I miss the days when my biggest fears were not getting thirty or more notes on an edit I made on Tumblr, or not seeing my crush walk by my locker before fourth period. Mind you, I was fourteen at the time, so my fears don’t seem so scary now. I’m seventeen now; I haven’t posted on Tumblr in over a year and it’s been almost two years since I’ve had any feelings for that crush. Fear is a four letter word that I’ve spent most of high school trying to detach myself from, but sometimes it’s not so easy.
I fear publishing editorials that are too specific to what I truly am feeling or what I’ve experienced, because I fear people from high school discovering my writing online. I fear opening my college admission letters in front of people, because I know I will most likely end up crying, regardless of the result. In my freshman year, I feared joining a sports team. I feared talking to him because I thought it would be too obvious I liked him, but now we just don’t talk anymore. And despite many people telling me that I appear to be completely apathetic towards the world with my resting bitch face, I fear judgment from those around me. I make self-deprecating jokes about not getting accepted into colleges, and about myself, but it’s different when I hear those same words coming from others. When I hear it from them, a sense of panic washes over me, making me feel as if I’m destined for a grim future, despite the fact that I myself always joke about having a grim future. It’s as if I’m realizing, Oh god, someone else believes I’m not destined to be great. My fears coming to life would feature me confronting the fact that maybe it’s not all in my head, maybe the worst parts of me actually are real.
You’re probably wondering why I bother to spend time with people who judge my every move. I’m still working up the courage to understand the answer to that question. Whenever I hear snide remarks about my desire to pursue a creative career, it takes a few seconds to recover. The immediate reaction is betrayal – how can these ‘friends’ who say they support everything I do, also be the ones that try to tear me apart from following my passion? Do comments about ‘unemployment’ or remarks like, “your only career option is teaching” have the power to derail me from giving up on a future that makes me happy? I try to compose myself and to remind myself that it’s my future and I will most likely never see these judgmental people after graduation ever again. Judgment from others about my interests – academically and personally – has suppressed my ability to open up about who I am and what I love. I’m trying my best to undo this.

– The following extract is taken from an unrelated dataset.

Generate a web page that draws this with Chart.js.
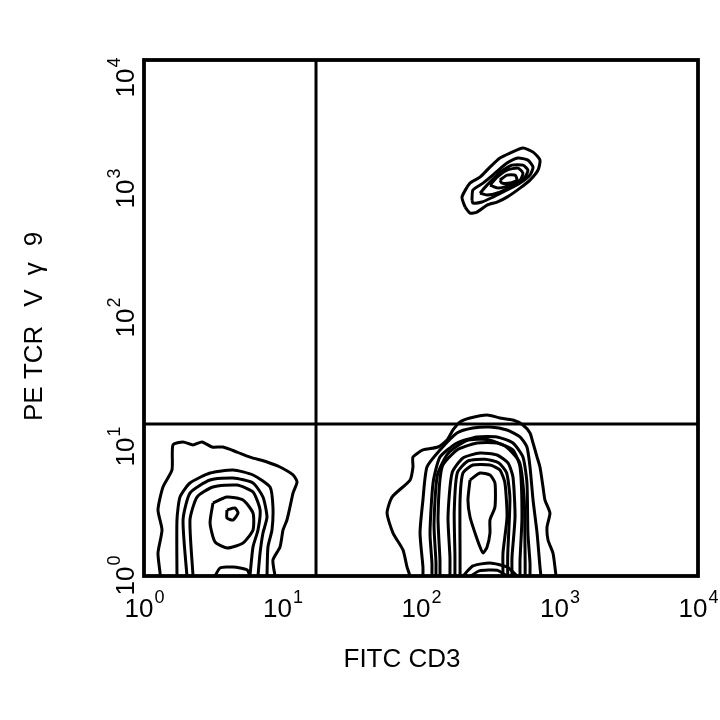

I never thought that my passions could end up being one of my biggest insecurities, due to the criticism of those who cannot respect me for who I am and what I love. I love imperial Russian history and I love Björk and Jamie xx. I love boys who are wittier than I could ever imagine. I can’t wait to take printmaking and media classes in college. I want to fully dive headfirst in and experience what the world has to offer. I want to unafraid to shamelessly flirt with boys beyond a smile or gaze; I want to be able to confront my enemies with words that can be interpreted through a simple middle finger gesture. As schmaltzy as it may be, I know now that fear isn’t the worst thing in the world. Sure, it’s hard to jump headfirst into something I want to do but am scared, but nothing beats the feeling of achieving something that I originally was afraid to do.